→ DATASET SECTION:

____________________

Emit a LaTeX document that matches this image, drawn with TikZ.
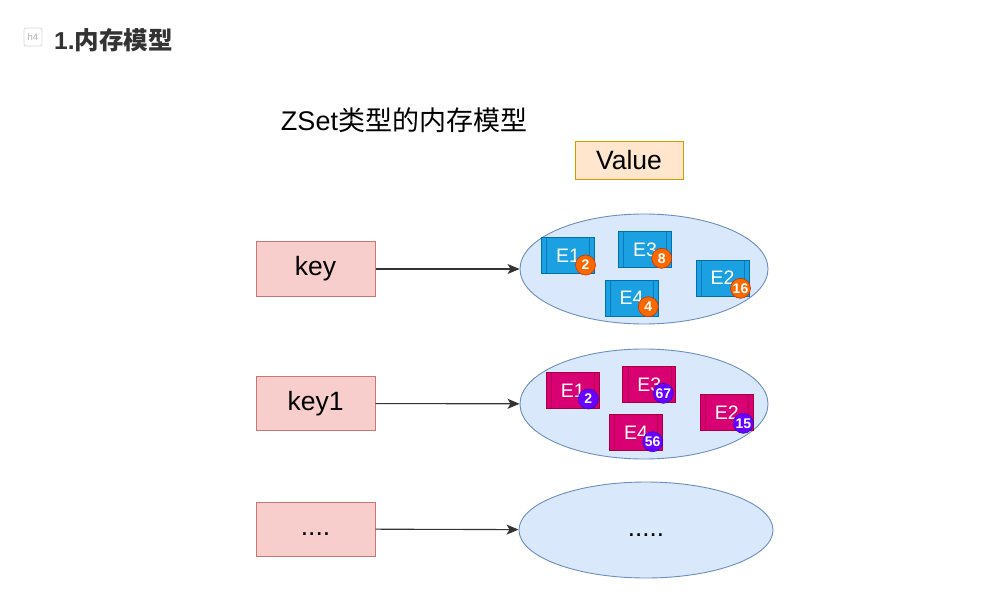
\documentclass[tikz,border=0pt]{standalone}
\usepackage{fontspec}
\setmainfont{Liberation Sans}
\newfontfamily\cjk{Noto Sans CJK SC}
\usetikzlibrary{arrows.meta,shapes.geometric,calc}
\definecolor{keyfill}{HTML}{F8CECC}
\definecolor{keydraw}{HTML}{B85450}
\definecolor{elfill}{HTML}{DAE8FC}
\definecolor{eldraw}{HTML}{6C8EBF}
\definecolor{valfill}{HTML}{FFE6CC}
\definecolor{valdraw}{HTML}{D79B00}
\definecolor{bluefill}{HTML}{1BA1E2}
\definecolor{bluedraw}{HTML}{006EAF}
\definecolor{magfill}{HTML}{D80073}
\definecolor{magdraw}{HTML}{A50040}
\definecolor{orgfill}{HTML}{FA6800}
\definecolor{orgdraw}{HTML}{C73500}
\definecolor{purfill}{HTML}{6A00FF}
\definecolor{purdraw}{HTML}{3700CC}
\definecolor{hdr}{HTML}{333333}
\tikzset{
  keybox/.style={rectangle, draw=keydraw!80, fill=keyfill, line width=1pt, minimum width=119pt, minimum height=54pt, inner sep=0pt, font=\fontsize{26.5}{30}\selectfont},
  setell/.style={ellipse, draw=eldraw, fill=elfill, line width=0.9pt, inner sep=0pt},
  proc/.style={rectangle, draw=#1draw, fill=#1fill, line width=0.7pt, minimum width=53pt, minimum height=36pt, inner sep=0pt, text=white, font=\fontsize{19.5}{21}\selectfont,
    path picture={\draw[#1draw!70!#1fill, line width=0.5pt] ([xshift=5pt]path picture bounding box.north west) -- ([xshift=5pt]path picture bounding box.south west);
      \draw[#1draw!70!#1fill, line width=0.5pt] ([xshift=-5pt]path picture bounding box.north east) -- ([xshift=-5pt]path picture bounding box.south east);}},
  badge/.style={circle, draw=#1draw, fill=#1fill, line width=0.6pt, minimum size=20pt, inner sep=0pt, text=white, font=\fontsize{14}{15}\selectfont\bfseries},
  link/.style={draw=black!80, line width=1.1pt, -{Stealth[length=12pt,width=10pt,inset=3pt]}},
}
\begin{document}
\begin{tikzpicture}[x=1pt,y=-1pt]
\useasboundingbox[fill=white] (0,0) rectangle (982,612);
% header
\node[draw=black!15, fill=white, rounded corners=2pt, line width=0.8pt, minimum width=18pt, minimum height=18pt, inner sep=0pt, text=black!30, font=\fontsize{9.5}{10}\selectfont] (h4) at (33,37) {h4};
\node[anchor=west, inner sep=0pt, text=hdr, font=\fontsize{24.5}{28}\selectfont\bfseries] (hd) at (54,40) {1.{\cjk\bfseries 内存模型}};
% title
\node[inner sep=0pt, font=\fontsize{27}{30}\selectfont] (title) at (404,120) {ZSet{\cjk 类型的内存模型}};
\node[rectangle, draw=valdraw, fill=valfill, line width=0.9pt, minimum width=108pt, minimum height=38pt, inner sep=0pt, font=\fontsize{26.5}{30}\selectfont] (val) at (629,160) {Value};
% keys
\node[keybox] (k0) at (315.5,269) {key};
\node[keybox] (k1) at (315.5,403.5) {key1\vphantom{y}};
\node[keybox] (k2) at (315.5,529) {....\vphantom{ky}};
% sets
\node[setell, minimum width=248pt, minimum height=110pt] (s0) at (644,269) {};
\node[setell, minimum width=248pt, minimum height=110pt] (s1) at (644,404) {};
\node[setell, minimum width=254pt, minimum height=96pt, font=\fontsize{26}{30}\selectfont] (s2) at (646,530) {.....\vphantom{ky}};
% arrows
\draw[link] (k0) -- (s0);
\draw[link] (k1) -- (s1);
\draw[link] (k2) -- (s2);
% set 1 elements
\node[proc=blue] (a1) at (568,255.5) {E1};
\node[proc=blue] (a3) at (645,249.5) {E3};
\node[proc=blue] (a2) at (722.5,278) {E2};
\node[proc=blue] (a4) at (631.5,298) {E4};
\node[badge=org] (ba1) at ([shift={(17.5,9.5)}]a1.center) {2};
\node[badge=org] (ba3) at ([shift={(16.7,8.8)}]a3.center) {8};
\node[badge=org] (ba2) at ([shift={(18,10.3)}]a2.center) {16};
\node[badge=org] (ba4) at ([shift={(16.8,8.7)}]a4.center) {4};
% set 2 elements
\node[proc=mag] (m1) at (572.7,390.3) {E1};
\node[proc=mag] (m3) at (649.3,384.5) {E3};
\node[proc=mag] (m2) at (726.7,412.8) {E2};
\node[proc=mag] (m4) at (636,432.5) {E4};
\node[badge=pur] (bm1) at ([shift={(15.6,8.7)}]m1.center) {2};
\node[badge=pur] (bm3) at ([shift={(14,8.8)}]m3.center) {67};
\node[badge=pur] (bm2) at ([shift={(16.6,10.5)}]m2.center) {15};
\node[badge=pur] (bm4) at ([shift={(16.7,9.2)}]m4.center) {56};
\end{tikzpicture}
\end{document}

____________________

→ TASK PROMPT: Word for word, quote the full listing, omitting every picture.

→ EXPECTED OUTPUT:
Emit a LaTeX document that matches this image, drawn with TikZ.
\documentclass[tikz,border=0pt]{standalone}
\usepackage{fontspec}
\setmainfont{Liberation Sans}
\newfontfamily\cjk{Noto Sans CJK SC}
\usetikzlibrary{arrows.meta,shapes.geometric,calc}
\definecolor{keyfill}{HTML}{F8CECC}
\definecolor{keydraw}{HTML}{B85450}
\definecolor{elfill}{HTML}{DAE8FC}
\definecolor{eldraw}{HTML}{6C8EBF}
\definecolor{valfill}{HTML}{FFE6CC}
\definecolor{valdraw}{HTML}{D79B00}
\definecolor{bluefill}{HTML}{1BA1E2}
\definecolor{bluedraw}{HTML}{006EAF}
\definecolor{magfill}{HTML}{D80073}
\definecolor{magdraw}{HTML}{A50040}
\definecolor{orgfill}{HTML}{FA6800}
\definecolor{orgdraw}{HTML}{C73500}
\definecolor{purfill}{HTML}{6A00FF}
\definecolor{purdraw}{HTML}{3700CC}
\definecolor{hdr}{HTML}{333333}
\tikzset{
  keybox/.style={rectangle, draw=keydraw!80, fill=keyfill, line width=1pt, minimum width=119pt, minimum height=54pt, inner sep=0pt, font=\fontsize{26.5}{30}\selectfont},
  setell/.style={ellipse, draw=eldraw, fill=elfill, line width=0.9pt, inner sep=0pt},
  proc/.style={rectangle, draw=#1draw, fill=#1fill, line width=0.7pt, minimum width=53pt, minimum height=36pt, inner sep=0pt, text=white, font=\fontsize{19.5}{21}\selectfont,
    path picture={\draw[#1draw!70!#1fill, line width=0.5pt] ([xshift=5pt]path picture bounding box.north west) -- ([xshift=5pt]path picture bounding box.south west);
      \draw[#1draw!70!#1fill, line width=0.5pt] ([xshift=-5pt]path picture bounding box.north east) -- ([xshift=-5pt]path picture bounding box.south east);}},
  badge/.style={circle, draw=#1draw, fill=#1fill, line width=0.6pt, minimum size=20pt, inner sep=0pt, text=white, font=\fontsize{14}{15}\selectfont\bfseries},
  link/.style={draw=black!80, line width=1.1pt, -{Stealth[length=12pt,width=10pt,inset=3pt]}},
}
\begin{document}
\begin{tikzpicture}[x=1pt,y=-1pt]
\useasboundingbox[fill=white] (0,0) rectangle (982,612);
% header
\node[draw=black!15, fill=white, rounded corners=2pt, line width=0.8pt, minimum width=18pt, minimum height=18pt, inner sep=0pt, text=black!30, font=\fontsize{9.5}{10}\selectfont] (h4) at (33,37) {h4};
\node[anchor=west, inner sep=0pt, text=hdr, font=\fontsize{24.5}{28}\selectfont\bfseries] (hd) at (54,40) {1.{\cjk\bfseries 内存模型}};
% title
\node[inner sep=0pt, font=\fontsize{27}{30}\selectfont] (title) at (404,120) {ZSet{\cjk 类型的内存模型}};
\node[rectangle, draw=valdraw, fill=valfill, line width=0.9pt, minimum width=108pt, minimum height=38pt, inner sep=0pt, font=\fontsize{26.5}{30}\selectfont] (val) at (629,160) {Value};
% keys
\node[keybox] (k0) at (315.5,269) {key};
\node[keybox] (k1) at (315.5,403.5) {key1\vphantom{y}};
\node[keybox] (k2) at (315.5,529) {....\vphantom{ky}};
% sets
\node[setell, minimum width=248pt, minimum height=110pt] (s0) at (644,269) {};
\node[setell, minimum width=248pt, minimum height=110pt] (s1) at (644,404) {};
\node[setell, minimum width=254pt, minimum height=96pt, font=\fontsize{26}{30}\selectfont] (s2) at (646,530) {.....\vphantom{ky}};
% arrows
\draw[link] (k0) -- (s0);
\draw[link] (k1) -- (s1);
\draw[link] (k2) -- (s2);
% set 1 elements
\node[proc=blue] (a1) at (568,255.5) {E1};
\node[proc=blue] (a3) at (645,249.5) {E3};
\node[proc=blue] (a2) at (722.5,278) {E2};
\node[proc=blue] (a4) at (631.5,298) {E4};
\node[badge=org] (ba1) at ([shift={(17.5,9.5)}]a1.center) {2};
\node[badge=org] (ba3) at ([shift={(16.7,8.8)}]a3.center) {8};
\node[badge=org] (ba2) at ([shift={(18,10.3)}]a2.center) {16};
\node[badge=org] (ba4) at ([shift={(16.8,8.7)}]a4.center) {4};
% set 2 elements
\node[proc=mag] (m1) at (572.7,390.3) {E1};
\node[proc=mag] (m3) at (649.3,384.5) {E3};
\node[proc=mag] (m2) at (726.7,412.8) {E2};
\node[proc=mag] (m4) at (636,432.5) {E4};
\node[badge=pur] (bm1) at ([shift={(15.6,8.7)}]m1.center) {2};
\node[badge=pur] (bm3) at ([shift={(14,8.8)}]m3.center) {67};
\node[badge=pur] (bm2) at ([shift={(16.6,10.5)}]m2.center) {15};
\node[badge=pur] (bm4) at ([shift={(16.7,9.2)}]m4.center) {56};
\end{tikzpicture}
\end{document}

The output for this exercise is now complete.